The ban went into effect less than two weeks after nine Central Washington University students ended up in the hospital after consuming too much of an alcoholic energy drink.
It is the duty of Legislature and various governing bodies such as the Michigan Liquor Control Commission, to keep a lookout for possibly hazardous and harmful products, but banning products based on news reports is a little inconclusive.
Granted, there were some alarming reports. According to an ABC News story, authorities in Washington thought the students who had consumed too much of the beverage were victims of a date rape drug.
The New York Daily News reported that a tall can of Four Loko is 23.5 ounces, with an alcohol content of 12 percent, and that drinking one can is comparable to drinking five to six beers and several shots of espresso.
By itself, this is possibly enough information to encourage someone to act responsibly while consuming Four Loko, but it’s not enough to institute a ban.
Speedy bans with no real research basis have recently taken place in Michigan. Case in point: the synthetic cannibinoid, K2. Days after the ban was instituted, alternatives hit the shelves. With a little bit of alteration, it was legal again.
People always are going to find some alternatives. In this case, mixing the beverages themselves. Four Loko could separate its ingredients, or come up with a mixer to stay on the shelves.
Making a decision for someone instead of informing them of the consequences of their decisions doesn’t get at the root of the problem.

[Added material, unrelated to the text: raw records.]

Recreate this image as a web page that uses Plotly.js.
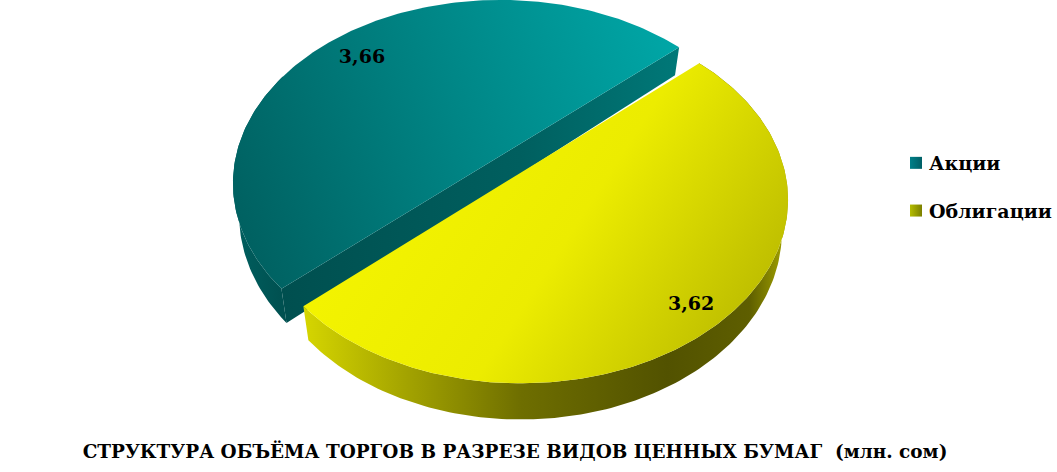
<!DOCTYPE html>
<html><head><meta charset="utf-8">
<script src="https://cdn.plot.ly/plotly-3.0.1.min.js"></script>
<style>html,body{margin:0;padding:0;background:#fff}</style></head>
<body><div id="chart" style="width:1057px;height:472px"></div>
<script>
const categories = ['Акции', 'Облигации'];
const seriesValues = [3.66, 3.62];
const valueLabels = ['3,66', '3,62'];
const chartTitle = 'СТРУКТУРА ОБЪЁМА ТОРГОВ В РАЗРЕЗЕ ВИДОВ ЦЕННЫХ БУМАГ\u00A0\u00A0(млн. сом)';
const fontFamily = '"DejaVu Serif", serif';

// projection of the tilted disc
const RX = 263.6, RY = 178.8, K = 0.16, FIRST_ANGLE = 48.7;
const teal = {dx: 500, dy: 154}, yellow = {dx: 521, dy: 170.5};
const total = seriesValues[0] + seriesValues[1];
const yellowSweep = seriesValues[1] / total * 360;
const tealSweep = seriesValues[0] / total * 360;
const yellowRange = [FIRST_ANGLE - 0.3, FIRST_ANGLE - 0.3 + yellowSweep];
const tealRange = [FIRST_ANGLE + yellowSweep, FIRST_ANGLE + yellowSweep + tealSweep];

function proj(c, deg, r, bottom) {
  const t = deg * Math.PI / 180, u = r * Math.sin(t), v = -r * Math.cos(t), w = 1 - K * v;
  let x = RX * u / w, y = RY * v / w;
  if (bottom) { x *= 0.977; y = y * 1.0253 + 30.7; }
  return [c.dx + x, c.dy + y];
}
function arc(c, a, b, bottom) {
  const pts = [], n = Math.max(2, Math.ceil(Math.abs(b - a) / 1));
  for (let i = 0; i <= n; i++) pts.push(proj(c, a + (b - a) * i / n, 1, bottom));
  return pts;
}
function poly(uid, pts, colorscale, type) {
  const closed = pts.concat([pts[0]]);
  return {uid, type: 'scatter', mode: 'lines', x: closed.map(p => p[0]), y: closed.map(p => p[1]),
    line: {width: 0}, fill: 'toself', fillgradient: {type: type || 'horizontal', colorscale},
    hoverinfo: 'skip', showlegend: false};
}

const tealTop = arc(teal, tealRange[0], tealRange[1], false);
const yellowTop = arc(yellow, yellowRange[0], yellowRange[1], false);
const tealLabel = proj(teal, tealRange[0] + tealSweep / 2 - 2.5, 0.82);
const yellowLabel = proj(yellow, yellowRange[0] + yellowSweep / 2 + 1.5, 0.885);

const traces = [
  poly('tealWall', arc(teal, tealRange[0], tealRange[0] + 70, false)
        .concat(arc(teal, tealRange[0] + 70, tealRange[0], true)),
    [[0, '#005f5f'], [1, '#004f4f']]),
  poly('tealCut', [proj(teal, tealRange[0], 1, false), proj(teal, tealRange[1], 1, false),
                   proj(teal, tealRange[1], 1, true), proj(teal, tealRange[0], 1, true)],
    [[0, '#004f4f'], [0.6, '#005f5f'], [1, '#007878']]),
  poly('tealTop', tealTop, [[0, '#006060'], [0.5, '#008585'], [1, '#00a8a8']]),
  poly('yellowWall', arc(yellow, yellowRange[0], yellowRange[1], false)
        .concat(arc(yellow, yellowRange[1], yellowRange[0], true)),
    [[0, '#d6d600'], [0.2, '#a6a600'], [0.45, '#6e6e00'], [0.75, '#525200'], [0.92, '#5e5e00'], [1, '#a8a800']]),
  poly('yellowTop', yellowTop, [[0, '#f6f600'], [0.5, '#ecec00'], [1, '#b0b000']]),
  {type: 'scatter', mode: 'text', x: [tealLabel[0], yellowLabel[0]], y: [tealLabel[1], yellowLabel[1]],
    text: valueLabels, textposition: 'middle center', cliponaxis: false,
    textfont: {family: fontFamily, size: 19, color: '#000', weight: 700}, hoverinfo: 'skip', showlegend: false},
  {type: 'scatter', mode: 'markers', x: [null], y: [null], name: categories[0], legendgroup: 'a',
    marker: {symbol: 'square', size: 12, color: '#007f88', gradient: {type: 'horizontal', color: '#005f66'}}},
  {type: 'scatter', mode: 'markers', x: [null], y: [null], name: categories[1], legendgroup: 'b',
    marker: {symbol: 'square', size: 12, color: '#b4bc00', gradient: {type: 'horizontal', color: '#7c8000'}}}
];

const layout = {
  width: 1057, height: 472, autosize: false,
  margin: {l: 0, r: 0, t: 0, b: 0},
  paper_bgcolor: '#fff', plot_bgcolor: '#fff',
  xaxis: {range: [0, 1057], visible: false, fixedrange: true},
  yaxis: {range: [472, 0], visible: false, fixedrange: true},
  title: {text: chartTitle, x: 515 / 1057, xanchor: 'center', xref: 'paper', y: 1 - 452 / 472, yanchor: 'middle', yref: 'container',
    font: {family: fontFamily, size: 18.45, color: '#000', weight: 700}},
  legend: {x: 889 / 1057, xanchor: 'left', y: 1 - 144 / 472, yanchor: 'top', bgcolor: 'rgba(0,0,0,0)',
    tracegroupgap: 20, font: {family: fontFamily, size: 19, color: '#000', weight: 700}, itemclick: false, itemdoubleclick: false},
  showlegend: true
};

Plotly.newPlot('chart', traces, layout, {displayModeBar: false, staticPlot: true}).then(gd => {
  const dirs = {yellowTop: [735, 445, 310, 170], tealTop: [690, 50, 230, 215]};
  Object.keys(dirs).forEach(id => {
    const g = gd.querySelector('linearGradient[id*="' + id + '"]');
    if (g) { const d = dirs[id]; g.setAttribute('gradientUnits', 'userSpaceOnUse');
      g.setAttribute('x1', d[0]); g.setAttribute('y1', d[1]); g.setAttribute('x2', d[2]); g.setAttribute('y2', d[3]); }
  });
  gd.querySelectorAll('.legendsymbols').forEach(s => s.setAttribute('transform', 'translate(7,0)'));
});
</script></body></html>
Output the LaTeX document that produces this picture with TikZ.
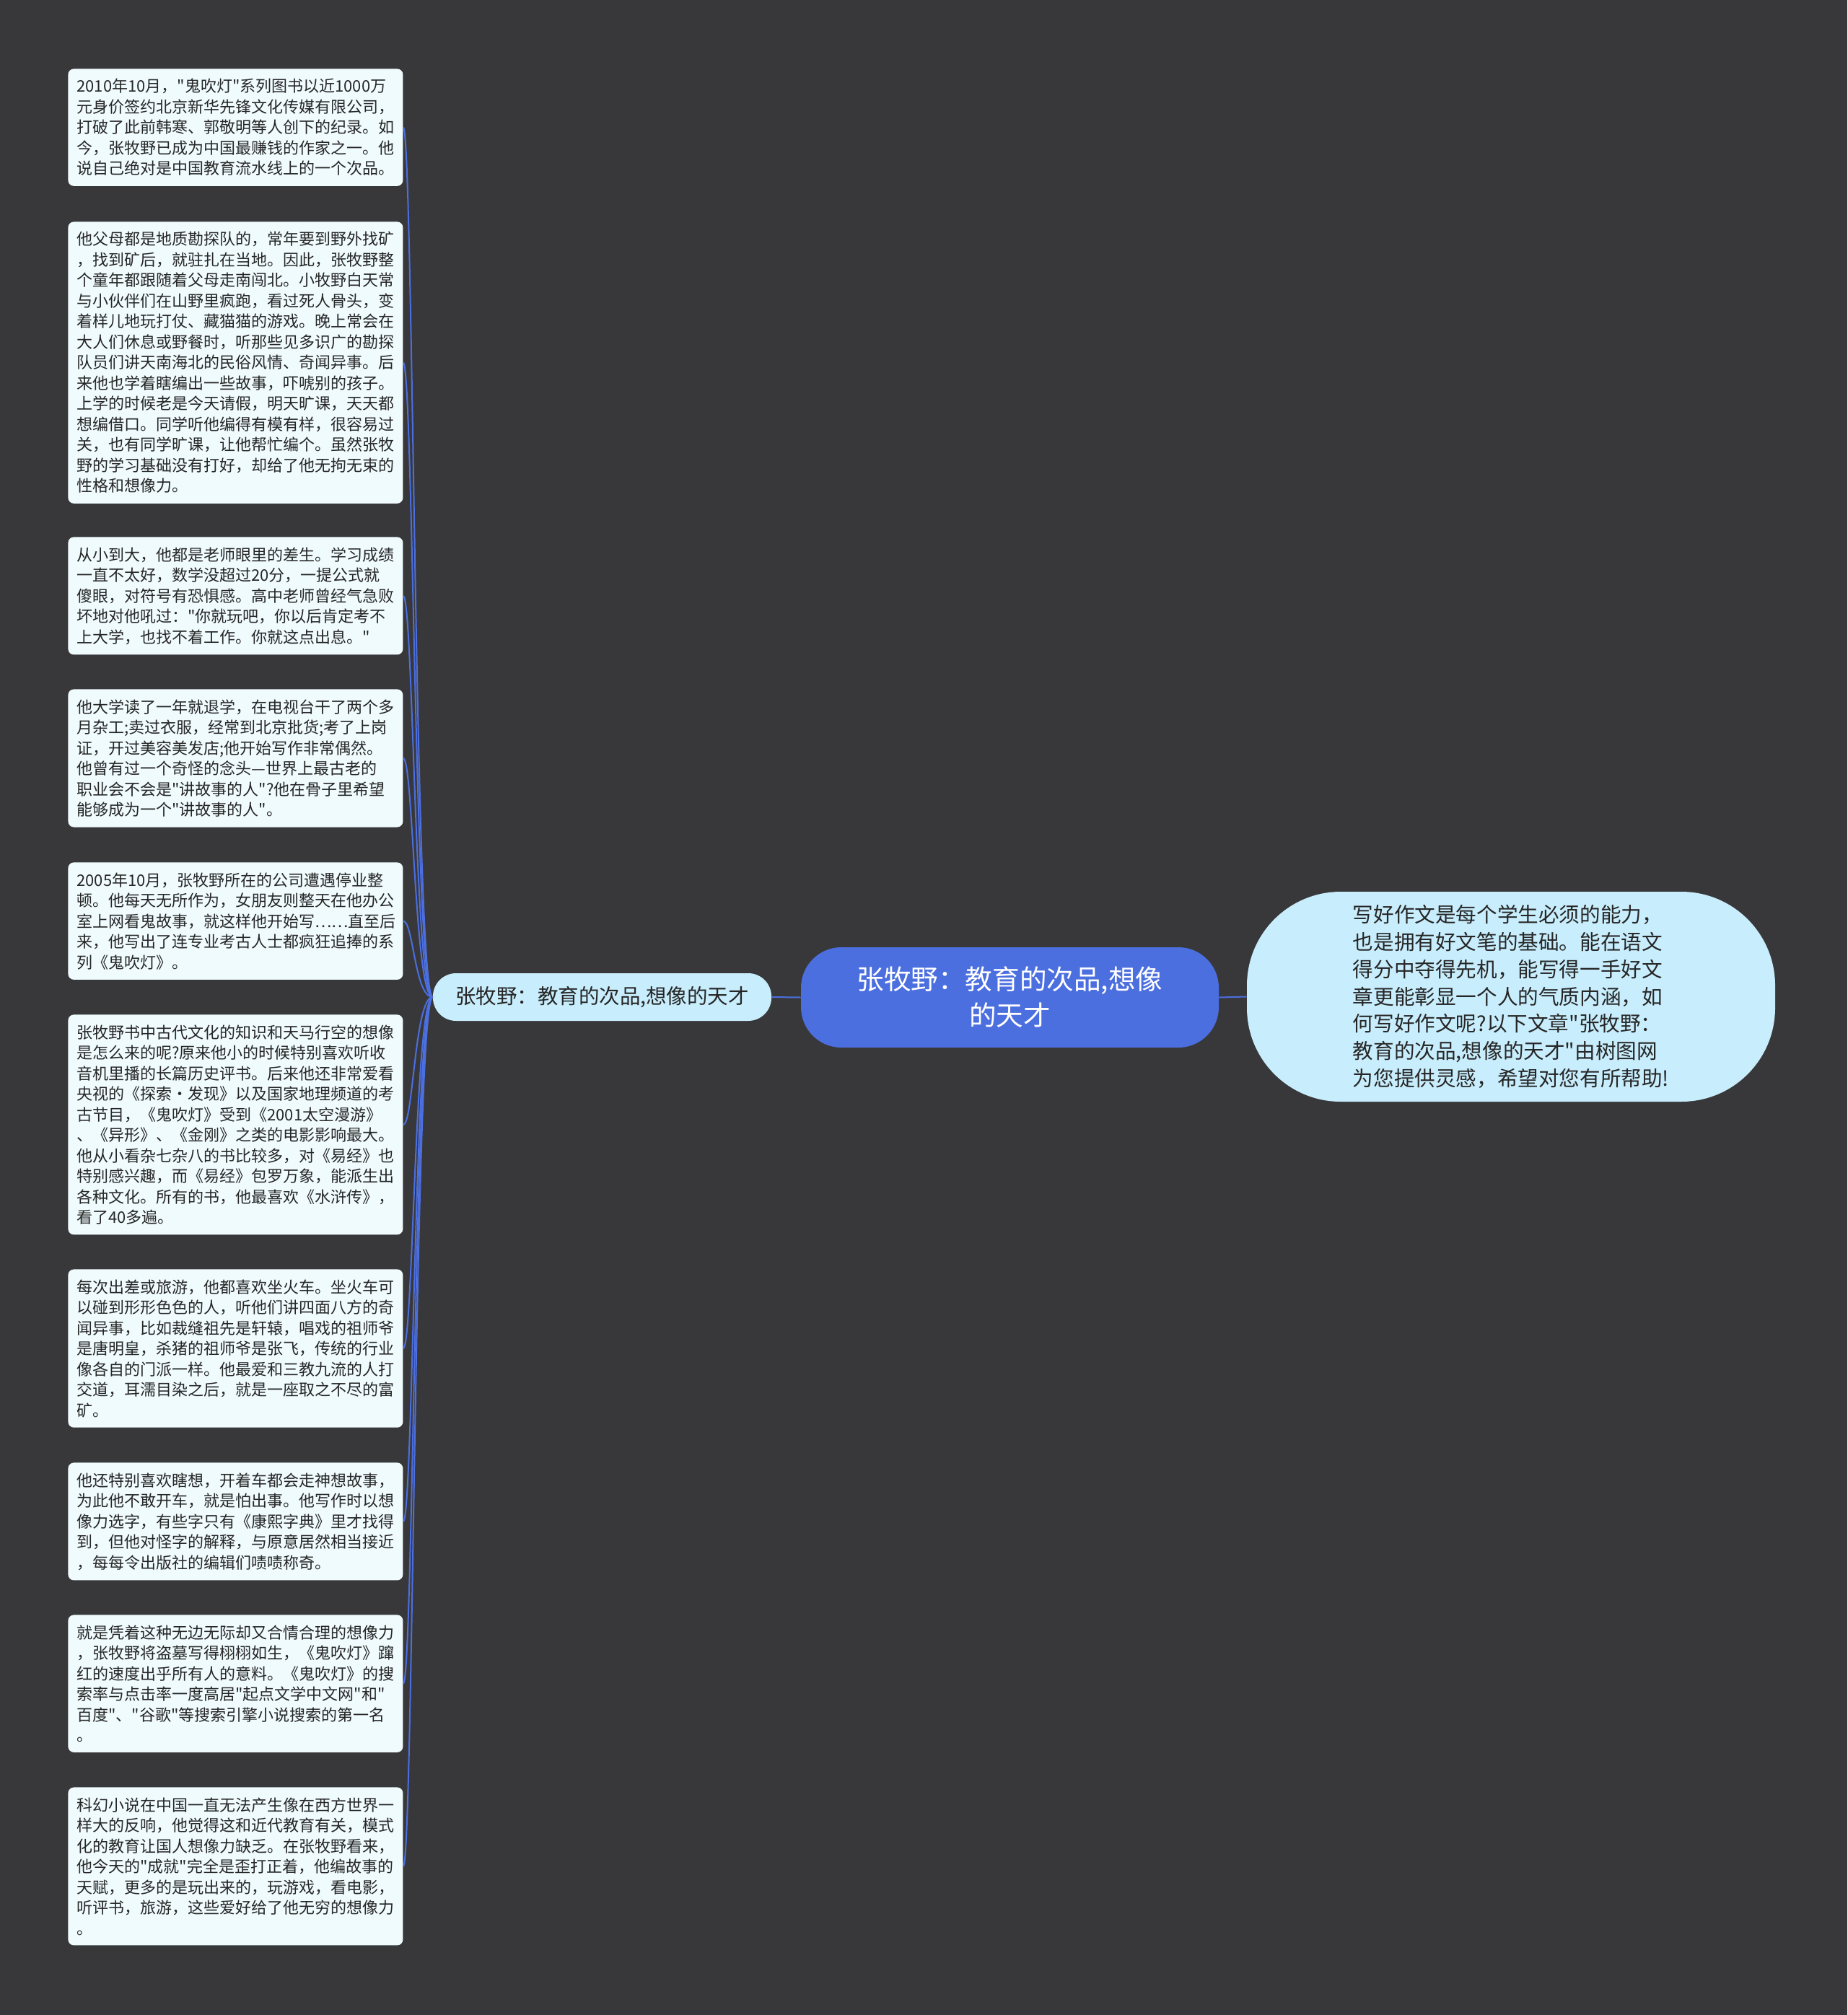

Prohibition didn’t work in the 1920s and the War on Drugs hasn’t exactly been a success, so what makes anyone think an outright ban will work now?
It’s sad that a handful of students ended up in the hospital, but isn’t that a realistic outcome after consuming too much of any alcoholic beverage? It has yet to be discovered what about Four Loko is dangerous, besides consuming too much of it.
Does it have any future health risks? Why is Four Loko illegal in Michigan while Jägerbombs still can be ordered in bars?
The short answer is Four Loko and products like it are easy targets. Still, these are questions that should have been answered by the commission before a ban was enacted.
Removing Four Loko and similar products from shelves is a feather in the cap of the commission, even though it misses the simple point underneath everything: Alcohol is dangerous if not consumed responsibly. And binge drinking is extremely harmful and in some cases, fatal.
The commission needs to think a little harder about what it does, instead of overreacting to issues that might be a little controversial.
A ban is a quick fix. It makes it look as if the commission has solved a problem, when all it has done is aggressively posture.